Late in the game, Mozgov follows up a solid defensive sequence by running the court and establishing post position on Al Jefferson who, at this point, can barely jog. Even though Chandler doesn’t see him on the break, Mozgov continues to make Jefferson work and ultimately gets deep post position and scores. It was a great play and gave the Nuggets a 2 point lead with just over 2 minutes in the 4th. Unfortunately, the next three possessions were all isolation post-ups that allowed the defense to hold their positions. The Nuggets would go on to lose this game and begin the worst stretch of their season, losing 13 of 16.
Contrast the Nuggets’ offense in that game with the Single-Double or “Floppy” set that the Spurs run to perfection. Marco Belinelli begins the action by running around a screen to receive a pass. It isn’t a great screen but it is enough to make Foye have to chase him and use energy. Following the pass, Tony Parker runs the baseline and comes off of a double screen while Kawhi Leonard comes off of a single screen, hence the play’s name. Not only are the defenders forced to give chase to the cutters, but even Faried who is defending the screener is forced into help side a few feet allowing for a series of passes that ultimately lead to a basket.

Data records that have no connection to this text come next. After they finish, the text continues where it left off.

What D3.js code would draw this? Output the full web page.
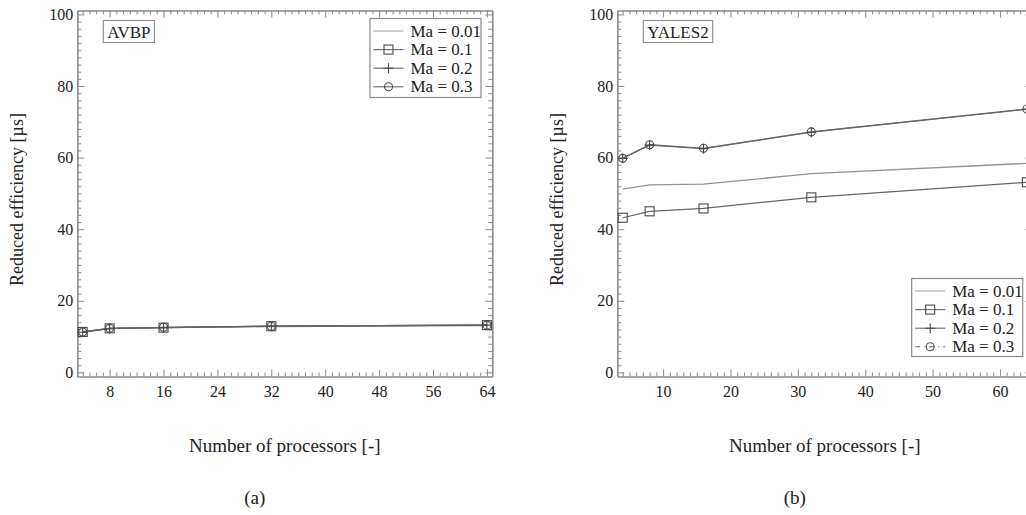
<!DOCTYPE html>
<html>
<head>
<meta charset="utf-8">
<script src="https://cdn.jsdelivr.net/npm/d3@7"></script>
<style>
  html, body { margin: 0; padding: 0; background: #fff; }
  svg { display: block; }
  text { font-family: "Liberation Serif", "Times New Roman", serif; fill: #222; }
</style>
</head>
<body>
<svg id="chart" width="1026" height="515"></svg>
<script>
// ---------- data ----------
const processors = [4, 8, 16, 32, 64];
const seriesNames = ["Ma = 0.01", "Ma = 0.1", "Ma = 0.2", "Ma = 0.3"];
const seriesMarkers = ["none", "square", "plus", "circle"];

// AVBP (a)
const avbpMa001 = [11.3, 12.3, 12.5, 12.8, 13.1];
const avbpMa01  = [11.3, 12.3, 12.5, 12.9, 13.2];
const avbpMa02  = [11.2, 12.2, 12.5, 12.9, 13.2];
const avbpMa03  = [11.3, 12.3, 12.6, 12.9, 13.2];

// YALES2 (b)
const yalesMa001 = [51.2, 52.4, 52.6, 55.5, 58.4];
const yalesMa01  = [43.2, 45.0, 45.8, 48.9, 53.1];
const yalesMa02  = [59.8, 63.5, 62.5, 67.1, 73.5];
const yalesMa03  = [59.8, 63.6, 62.6, 67.2, 73.6];

// axis ticks
const yMajorTicks = [0, 20, 40, 60, 80, 100];
const xMajorTicksA = [8, 16, 24, 32, 40, 48, 56, 64];
const xMajorTicksB = [10, 20, 30, 40, 50, 60];

(function () {
const FONT = '"Liberation Serif", "Times New Roman", serif';
const panels = [
  { label: "AVBP", caption: "(a)", left: 77.3, series: [avbpMa001, avbpMa01, avbpMa02, avbpMa03],
    xTicks: xMajorTicksA, legend: { x: 370, y: 18.5, w: 111, h: 79 }, dashLast: false },
  { label: "YALES2", caption: "(b)", left: 617.3, series: [yalesMa001, yalesMa01, yalesMa02, yalesMa03],
    xTicks: xMajorTicksB, legend: { x: 911.7, y: 278.5, w: 111, h: 78 }, dashLast: true }
];

const svg = d3.select("#chart");
const plotW = 415, plotTop = 10.5, plotBottom = 376.5;
const axisColor = "#8a8a8a";
const lineColor = "#666";
const markColor = "#4a4a4a";

function drawMarker(g, type, cx, cy, color) {
  if (type === "square") {
    g.append("rect").attr("x", cx - 4.5).attr("y", cy - 4.5).attr("width", 9).attr("height", 9)
      .attr("fill", "none").attr("stroke", color).attr("stroke-width", 1.1);
  } else if (type === "plus") {
    g.append("path").attr("d", `M${cx - 5},${cy}H${cx + 5}M${cx},${cy - 5}V${cy + 5}`)
      .attr("stroke", color).attr("stroke-width", 1.1).attr("fill", "none");
  } else if (type === "circle") {
    g.append("circle").attr("cx", cx).attr("cy", cy).attr("r", 4)
      .attr("fill", "none").attr("stroke", color).attr("stroke-width", 1.1);
  }
}

function txt(g, size) {
  return g.append("text").attr("font-family", FONT).style("font-family", FONT)
    .style("font-size", size + "px").attr("fill", "#222");
}

panels.forEach(p => {
  const x = d3.scaleLinear().domain([3.2, 64.8]).range([p.left, p.left + plotW]);
  const y = d3.scaleLinear().domain([-1.15, 101.1]).range([plotBottom, plotTop]);
  const g = svg.append("g");

  const minorX = d3.range(4, 65, 1).filter(v => !p.xTicks.includes(v));
  const minorY = d3.range(0, 101, 2).filter(v => !yMajorTicks.includes(v));

  function styleAxis(sel) {
    sel.attr("font-family", FONT);
    sel.select(".domain").attr("stroke", axisColor).attr("stroke-width", 1.2);
    sel.selectAll(".tick line").attr("stroke", axisColor).attr("stroke-width", 1);
    sel.selectAll(".tick text").style("font-family", FONT)
      .style("font-size", "16px").attr("fill", "#222");
  }

  g.append("g").attr("transform", `translate(0,${plotBottom})`)
    .call(d3.axisBottom(x).tickValues(minorX).tickSize(-4).tickFormat("").tickSizeOuter(0)).call(styleAxis);
  g.append("g").attr("transform", `translate(0,${plotBottom})`)
    .call(d3.axisBottom(x).tickValues(p.xTicks).tickSize(-7).tickPadding(9).tickFormat(d3.format("d")).tickSizeOuter(0)).call(styleAxis);
  g.append("g").attr("transform", `translate(0,${plotTop})`)
    .call(d3.axisTop(x).tickValues(minorX).tickSize(-4).tickFormat("").tickSizeOuter(0)).call(styleAxis);
  g.append("g").attr("transform", `translate(0,${plotTop})`)
    .call(d3.axisTop(x).tickValues(p.xTicks).tickSize(-7).tickFormat("").tickSizeOuter(0)).call(styleAxis);
  g.append("g").attr("transform", `translate(${p.left},0)`)
    .call(d3.axisLeft(y).tickValues(minorY).tickSize(-4).tickFormat("").tickSizeOuter(0)).call(styleAxis);
  g.append("g").attr("transform", `translate(${p.left},0)`)
    .call(d3.axisLeft(y).tickValues(yMajorTicks).tickSize(-7).tickPadding(4).tickFormat(d3.format("d")).tickSizeOuter(0)).call(styleAxis);
  g.append("g").attr("transform", `translate(${p.left + plotW},0)`)
    .call(d3.axisRight(y).tickValues(minorY).tickSize(-4).tickFormat("").tickSizeOuter(0)).call(styleAxis);
  g.append("g").attr("transform", `translate(${p.left + plotW},0)`)
    .call(d3.axisRight(y).tickValues(yMajorTicks).tickSize(-7).tickFormat("").tickSizeOuter(0)).call(styleAxis);

  const line = d3.line().x((d, i) => x(processors[i])).y(d => y(d));
  p.series.forEach((vals, si) => {
    const col = si === 0 ? "#939393" : lineColor;
    g.append("path").datum(vals).attr("d", line).attr("fill", "none")
      .attr("stroke", col).attr("stroke-width", si === 0 ? 1.3 : 1.2);
  });
  p.series.forEach((vals, si) => {
    vals.forEach((v, i) => drawMarker(g, seriesMarkers[si], x(processors[i]), y(v), markColor));
  });

  const labBox = g.append("rect");
  const lab = txt(g, 17).attr("x", p.left + 30).attr("y", 37.5).text(p.label);
  const bb = lab.node().getBBox();
  labBox.attr("x", bb.x - 4).attr("y", 20.5).attr("width", bb.width + 8).attr("height", 22)
    .attr("fill", "#fff").attr("stroke", axisColor).attr("stroke-width", 1.1);

  const L = p.legend;
  g.append("rect").attr("x", L.x).attr("y", L.y).attr("width", L.w).attr("height", L.h)
    .attr("fill", "#fff").attr("stroke", axisColor).attr("stroke-width", 1.2);
  seriesNames.forEach((name, si) => {
    const ry = L.y + 12.5 + si * 18.6;
    const x0 = L.x + 3.5, x1 = L.x + 33.5;
    const ln = g.append("line").attr("x1", x0).attr("x2", x1).attr("y1", ry).attr("y2", ry)
      .attr("stroke", si === 0 ? "#9a9a9a" : lineColor).attr("stroke-width", si === 0 ? 1 : 1.1);
    if (p.dashLast && si === 3) ln.attr("stroke-dasharray", "5,4,1,4");
    drawMarker(g, seriesMarkers[si], (x0 + x1) / 2, ry, markColor);
    txt(g, 17).attr("x", L.x + 40.5).attr("y", ry + 5.5).text(name);
  });

  const cx = p.left + plotW / 2;
  txt(g, 19).attr("x", cx).attr("y", 452).attr("text-anchor", "middle").text("Number of processors [-]");
  txt(g, 18).attr("transform", `translate(${p.left - 54},${(plotTop + plotBottom) / 2 + 6}) rotate(-90)`)
    .attr("text-anchor", "middle").text("Reduced efficiency [µs]");
  txt(g, 19).attr("x", cx - 30).attr("y", 504).attr("text-anchor", "middle").text(p.caption);
});
})();
</script>
</body>
</html>
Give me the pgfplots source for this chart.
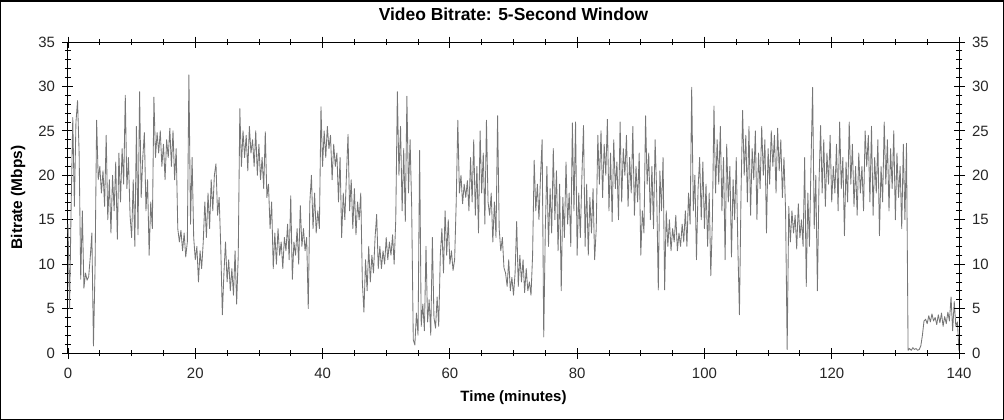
\documentclass[border=0pt]{standalone}
\usepackage{pgfplots}
\usepackage{pgfplotstable}
\pgfplotsset{compat=1.18}
\usepackage{fontspec}
\setmainfont{Liberation Sans}
\definecolor{linegray}{RGB}{118,118,118}
\pgfplotstableread[row sep=\\]{
t v\\
0 14.5\\ 0.25 5.0\\ 0.5 16.8\\ 0.75 26.5\\ 1 16.5\\ 1.25 26.0\\ 1.5 28.4\\ 1.75 22.5\\
2 8.3\\ 2.25 16.0\\ 2.5 7.3\\ 2.75 9.0\\ 3 8.2\\ 3.25 8.6\\ 3.5 10.8\\ 3.75 13.5\\
4 0.8\\ 4.25 9.5\\ 4.5 26.2\\ 4.75 19.5\\ 5 21.0\\ 5.25 18.0\\ 5.5 20.5\\ 5.75 16.5\\
6 24.5\\ 6.25 15.0\\ 6.5 19.5\\ 6.75 13.5\\ 7 20.0\\ 7.25 16.0\\ 7.5 21.5\\ 7.75 12.8\\
8 22.5\\ 8.25 17.0\\ 8.5 23.0\\ 8.75 19.0\\ 9 29.0\\ 9.25 18.5\\ 9.5 22.0\\ 9.75 15.5\\
10 13.0\\ 10.25 19.5\\ 10.5 12.0\\ 10.75 25.5\\ 11 13.3\\ 11.25 29.4\\ 11.5 17.5\\ 11.75 22.0\\
12 24.8\\ 12.25 16.0\\ 12.5 19.5\\ 12.75 11.0\\ 13 17.0\\ 13.25 14.0\\ 13.5 28.8\\ 13.75 22.0\\
14 24.8\\ 14.25 22.5\\ 14.5 25.0\\ 14.75 21.0\\ 15 23.5\\ 15.25 19.5\\ 15.5 24.0\\ 15.75 22.0\\
16 25.3\\ 16.25 21.0\\ 16.5 25.0\\ 16.75 19.5\\ 17 23.0\\ 17.25 14.0\\ 17.5 12.5\\ 17.75 13.8\\
18 11.5\\ 18.25 13.5\\ 18.5 10.8\\ 18.75 12.5\\ 19 31.3\\ 19.25 14.5\\ 19.5 22.0\\ 19.75 13.0\\
20 10.5\\ 20.25 12.0\\ 20.5 8.0\\ 20.75 11.5\\ 21 9.5\\ 21.25 12.5\\ 21.5 17.0\\ 21.75 13.0\\
22 18.0\\ 22.25 14.0\\ 22.5 19.5\\ 22.75 16.0\\ 23 20.0\\ 23.25 21.3\\ 23.5 15.5\\ 23.75 17.5\\
24 12.0\\ 24.25 4.3\\ 24.5 9.0\\ 24.75 12.5\\ 25 8.0\\ 25.25 10.5\\ 25.5 7.0\\ 25.75 9.5\\
26 6.5\\ 26.25 11.5\\ 26.5 5.5\\ 26.75 11.0\\ 27 27.5\\ 27.25 21.0\\ 27.5 25.0\\ 27.75 22.0\\
28 24.5\\ 28.25 20.5\\ 28.5 25.5\\ 28.75 22.5\\ 29 24.0\\ 29.25 21.0\\ 29.5 25.0\\ 29.75 20.0\\
30 23.5\\ 30.25 19.5\\ 30.5 22.0\\ 30.75 18.5\\ 31 24.9\\ 31.25 17.5\\ 31.5 19.0\\ 31.75 14.0\\
32 17.0\\ 32.25 9.5\\ 32.5 13.5\\ 32.75 10.0\\ 33 14.0\\ 33.25 11.0\\ 33.5 12.5\\ 33.75 9.5\\
34 13.0\\ 34.25 11.5\\ 34.5 14.5\\ 34.75 10.5\\ 35 17.7\\ 35.25 8.3\\ 35.5 12.5\\ 35.75 11.0\\
36 14.0\\ 36.25 10.0\\ 36.5 16.6\\ 36.75 12.0\\ 37 14.0\\ 37.25 11.5\\ 37.5 13.0\\ 37.75 5.0\\
38 17.0\\ 38.25 20.0\\ 38.5 14.0\\ 38.75 18.0\\ 39 13.5\\ 39.25 16.0\\ 39.5 14.0\\ 39.75 27.7\\
40 21.0\\ 40.25 25.0\\ 40.5 22.0\\ 40.75 25.5\\ 41 23.0\\ 41.25 24.5\\ 41.5 19.5\\ 41.75 23.5\\
42 21.0\\ 42.25 22.5\\ 42.5 17.0\\ 42.75 22.0\\ 43 13.0\\ 43.25 18.0\\ 43.5 15.0\\ 43.75 20.0\\
44 24.6\\ 44.25 16.0\\ 44.5 19.5\\ 44.75 14.0\\ 45 18.5\\ 45.25 13.3\\ 45.5 17.0\\ 45.75 15.0\\
46 18.0\\ 46.25 8.0\\ 46.5 4.6\\ 46.75 10.5\\ 47 7.0\\ 47.25 12.0\\ 47.5 8.0\\ 47.75 11.0\\
48 9.0\\ 48.25 13.0\\ 48.5 15.6\\ 48.75 9.5\\ 49 12.0\\ 49.25 9.5\\ 49.5 11.5\\ 49.75 10.0\\
50 13.0\\ 50.25 10.5\\ 50.5 12.5\\ 50.75 11.0\\ 51 13.3\\ 51.25 10.0\\ 51.5 15.0\\ 51.75 29.4\\
52 20.0\\ 52.25 25.5\\ 52.5 16.0\\ 52.75 23.0\\ 53 14.8\\ 53.25 28.9\\ 53.5 18.0\\ 53.75 24.0\\
54 16.5\\ 54.25 1.5\\ 54.5 0.9\\ 54.75 4.5\\ 55 2.0\\ 55.25 22.8\\ 55.5 3.0\\ 55.75 5.5\\
56 2.5\\ 56.25 12.0\\ 56.5 3.5\\ 56.75 6.0\\ 57 2.0\\ 57.25 13.0\\ 57.5 4.0\\ 57.75 2.8\\
58 6.3\\ 58.25 3.0\\ 58.5 11.0\\ 58.75 14.0\\ 59 9.0\\ 59.25 16.0\\ 59.5 11.0\\ 59.75 15.0\\
60 10.0\\ 60.25 11.5\\ 60.5 9.3\\ 60.75 10.5\\ 61 17.0\\ 61.25 26.2\\ 61.5 18.0\\ 61.75 20.0\\
62 16.8\\ 62.25 19.0\\ 62.5 17.5\\ 62.75 19.4\\ 63 16.0\\ 63.25 22.0\\ 63.5 17.0\\ 63.75 24.0\\
64 15.5\\ 64.25 21.0\\ 64.5 13.5\\ 64.75 25.0\\ 65 18.0\\ 65.25 22.5\\ 65.5 14.5\\ 65.75 26.2\\
66 17.0\\ 66.25 15.5\\ 66.5 18.0\\ 66.75 12.5\\ 67 17.0\\ 67.25 13.0\\ 67.5 26.7\\ 67.75 14.0\\
68 11.5\\ 68.25 13.0\\ 68.5 9.6\\ 68.75 9.0\\ 69 7.5\\ 69.25 10.5\\ 69.5 7.0\\ 69.75 8.5\\
70 6.5\\ 70.25 9.0\\ 70.5 14.8\\ 70.75 7.5\\ 71 11.0\\ 71.25 8.0\\ 71.5 10.5\\ 71.75 6.8\\
72 9.5\\ 72.25 7.0\\ 72.5 8.0\\ 72.75 6.5\\ 73 11.0\\ 73.25 21.7\\ 73.5 16.0\\ 73.75 19.0\\
74 15.0\\ 74.25 20.0\\ 74.5 24.0\\ 74.75 1.8\\ 75 14.0\\ 75.25 21.0\\ 75.5 12.0\\ 75.75 18.5\\
76 13.5\\ 76.25 23.0\\ 76.5 15.0\\ 76.75 20.5\\ 77 11.5\\ 77.25 19.0\\ 77.5 7.0\\ 77.75 17.5\\
78 13.0\\ 78.25 21.5\\ 78.5 14.5\\ 78.75 18.0\\ 79 12.0\\ 79.25 25.9\\ 79.5 16.0\\ 79.75 26.0\\
80 11.0\\ 80.25 18.0\\ 80.5 13.0\\ 80.75 20.0\\ 81 25.6\\ 81.25 12.0\\ 81.5 19.0\\ 81.75 11.0\\
82 17.5\\ 82.25 13.5\\ 82.5 18.5\\ 82.75 10.5\\ 83 14.0\\ 83.25 24.5\\ 83.5 19.0\\ 83.75 25.0\\
84 17.5\\ 84.25 23.5\\ 84.5 20.0\\ 84.75 26.3\\ 85 16.0\\ 85.25 22.5\\ 85.5 14.8\\ 85.75 24.0\\
86 18.5\\ 86.25 21.5\\ 86.5 15.0\\ 86.75 26.0\\ 87 17.0\\ 87.25 23.0\\ 87.5 20.0\\ 87.75 24.5\\
88 16.5\\ 88.25 22.0\\ 88.5 18.0\\ 88.75 25.5\\ 89 15.5\\ 89.25 21.0\\ 89.5 17.0\\ 89.75 22.5\\
90 11.0\\ 90.25 16.0\\ 90.5 13.5\\ 90.75 26.7\\ 91 19.0\\ 91.25 22.5\\ 91.5 15.0\\ 91.75 21.0\\
92 14.0\\ 92.25 24.0\\ 92.5 18.0\\ 92.75 7.1\\ 93 20.5\\ 93.25 16.0\\ 93.5 22.0\\ 93.75 7.1\\
94 16.0\\ 94.25 12.0\\ 94.5 15.0\\ 94.75 11.5\\ 95 14.0\\ 95.25 12.5\\ 95.5 15.5\\ 95.75 11.5\\
96 13.5\\ 96.25 12.0\\ 96.5 14.5\\ 96.75 12.5\\ 97 16.0\\ 97.25 12.0\\ 97.5 18.0\\ 97.75 14.5\\
98 29.9\\ 98.25 16.0\\ 98.5 20.0\\ 98.75 10.5\\ 99 18.5\\ 99.25 22.0\\ 99.5 15.0\\ 99.75 21.5\\
100 14.0\\ 100.25 19.0\\ 100.5 12.0\\ 100.75 18.0\\ 101 8.7\\ 101.25 15.0\\ 101.5 27.8\\ 101.75 18.0\\
102 24.0\\ 102.25 19.0\\ 102.5 25.5\\ 102.75 16.0\\ 103 22.0\\ 103.25 10.5\\ 103.5 23.5\\ 103.75 17.0\\
104 21.0\\ 104.25 10.8\\ 104.5 19.5\\ 104.75 15.0\\ 105 22.0\\ 105.25 12.0\\ 105.5 4.3\\ 105.75 18.0\\
106 27.3\\ 106.25 20.0\\ 106.5 24.5\\ 106.75 17.0\\ 107 25.5\\ 107.25 15.5\\ 107.5 23.0\\ 107.75 19.5\\
108 25.0\\ 108.25 15.0\\ 108.5 22.5\\ 108.75 18.5\\ 109 25.5\\ 109.25 20.0\\ 109.5 24.0\\ 109.75 13.5\\
110 23.0\\ 110.25 19.0\\ 110.5 25.0\\ 110.75 21.0\\ 111 24.5\\ 111.25 18.0\\ 111.5 25.3\\ 111.75 20.5\\
112 24.0\\ 112.25 17.5\\ 112.5 22.0\\ 112.75 16.0\\ 113 0.4\\ 113.25 16.5\\ 113.5 12.5\\ 113.75 16.0\\
114 13.5\\ 114.25 15.5\\ 114.5 11.7\\ 114.75 16.8\\ 115 13.0\\ 115.25 15.0\\ 115.5 12.0\\ 115.75 22.0\\
116 7.5\\ 116.25 18.0\\ 116.5 12.0\\ 116.75 21.5\\ 117 29.9\\ 117.25 14.0\\ 117.5 20.0\\ 117.75 7.0\\
118 19.0\\ 118.25 25.6\\ 118.5 18.0\\ 118.75 24.0\\ 119 16.5\\ 119.25 22.5\\ 119.5 19.0\\ 119.75 24.5\\
120 17.0\\ 120.25 21.0\\ 120.5 18.0\\ 120.75 23.5\\ 121 16.0\\ 121.25 26.0\\ 121.5 18.5\\ 121.75 22.0\\
122 13.2\\ 122.25 21.5\\ 122.5 17.0\\ 122.75 26.0\\ 123 19.0\\ 123.25 23.5\\ 123.5 16.5\\ 123.75 21.0\\
124 15.5\\ 124.25 22.5\\ 124.5 18.0\\ 124.75 21.0\\ 125 16.0\\ 125.25 25.0\\ 125.5 21.0\\ 125.75 24.5\\
126 17.0\\ 126.25 25.5\\ 126.5 15.5\\ 126.75 22.0\\ 127 18.0\\ 127.25 24.0\\ 127.5 13.2\\ 127.75 21.0\\
128 17.0\\ 128.25 26.0\\ 128.5 19.0\\ 128.75 24.0\\ 129 16.0\\ 129.25 23.0\\ 129.5 18.5\\ 129.75 25.0\\
130 15.0\\ 130.25 22.5\\ 130.5 17.5\\ 130.75 21.0\\ 131 14.0\\ 131.25 23.5\\ 131.5 15.0\\ 131.75 23.6\\
132 0.3\\ 132.25 0.5\\ 132.5 0.3\\ 132.75 0.6\\ 133 0.4\\ 133.25 0.5\\ 133.5 0.3\\ 133.75 0.4\\
134 0.8\\ 134.25 2.0\\ 134.5 3.6\\ 134.75 3.8\\ 135 3.3\\ 135.25 4.2\\ 135.5 3.5\\ 135.75 4.4\\
136 3.6\\ 136.25 4.0\\ 136.5 3.2\\ 136.75 4.3\\ 137 3.4\\ 137.25 4.5\\ 137.5 3.0\\ 137.75 4.1\\
138 3.3\\ 138.25 4.6\\ 138.5 3.6\\ 138.75 6.3\\ 139 2.5\\ 139.25 5.8\\ 139.5 3.0\\ 139.75 3.5\\
140 0.2\\
}\bitrate
\begin{document}
\begin{tikzpicture}
\pgfplotsset{
  common/.style={
    scale only axis, width=891bp, height=311bp,
    xmin=0, xmax=140, ymin=0, ymax=35,
    xtick={0,20,...,140}, ytick={0,5,...,35},
    minor x tick num=3, minor y tick num=4,
    tick align=center,
    major tick length=11bp, minor tick length=6bp,
    every tick/.style={black, line width=0.8bp},
    axis line style={line width=1bp},
    /pgf/number format/assume math mode=true,
    ticklabel style={font=\fontsize{15}{17}\selectfont, text=black!85},
  }
}
\begin{axis}[common,
  yticklabel pos=left,
  yticklabel style={xshift=-4bp},
  xticklabel style={yshift=-6bp},
  clip=false,
  title={Video Bitrate: 5-Second Window},
  title style={font=\bfseries\fontsize{17.5}{20}\selectfont, at={(axis description cs:0.5,1.0707)}, anchor=center},
  xlabel={Time (minutes)},
  xlabel style={font=\bfseries\fontsize{15}{18}\selectfont, at={(axis description cs:0.5,-0.1447)}, anchor=center},
  ylabel={Bitrate (Mbps)},
  ylabel style={font=\bfseries\fontsize{15.5}{18}\selectfont, at={(axis description cs:-0.0561,0.5)}, anchor=center},
]
\addplot[linegray, line width=0.85bp, line join=round] table[x=t, y=v] {\bitrate};
\draw[line width=1.5bp] ([xshift=-67.25bp,yshift=-66.25bp]rel axis cs:0,0) rectangle ([xshift=44.25bp,yshift=41.25bp]rel axis cs:1,1);
\end{axis}
\begin{axis}[common,
  hide x axis, axis y line*=right, yticklabel pos=right,
  yticklabel style={xshift=4bp},
]
\end{axis}
\end{tikzpicture}
\end{document}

Another example of the Spurs’ strategic difference in the half court is the way that they run and execute the fast break. Notice how Ginobili calls for the outlet pass but doesn’t receive it. Immeditely he switches to transition mode and sprints to the corner. When Patty Mills’ first option, the pick and roll, isn’t open, Ginobili sprints to receive the dribble hand off and come off of another screen. When the dribble penetration isn’t open for Ginobili he kicks it to the corner for 3. To Manu’s surprise, Belinelli doesn’t take the shot and so Ginobili sprints once again back to the far corner.
This is the best type of fast break. It utilizes both full court pace and half court pace. The Nuggets are forced to sprint up and down and left and right. The result is a tiny lapse in Foye’s focus and he gives up the easy backdoor cut for an and 1.
Obviously it isn’t fair to compare the Nuggets of last season to the champion caliber Spurs. But this Nuggets team has a lot in common with the Spurs. They both have point guards that are great at dribble penetration. They both have deep benches and great shooters on the perimeter. Coach Shaw has said that there shouldn’t be much drop off between the starters and the bench and no team exemplified that more last season than the Spurs, who played their starters fewer minutes than any other team in the league.
Execution in the half court is important to run an efficient offense. But a team playing at altitude can make up for a lot of mistakes if they are committed to leading the league in both pace and half court pace. The Nuggets coaching staff can increase their half court pace by installing offensive sets that utilize more movement. Princeton sets like Chin High is one set that would work particularly well for the dribble penetration of Lawson and Robinson since it requires a lot of space below the free throw line for players to execute long cuts. Floppy is another set that the Nuggets should steal. The Spurs came at teams in waves, last season. Above all else, the Nuggets should aim to replicate that.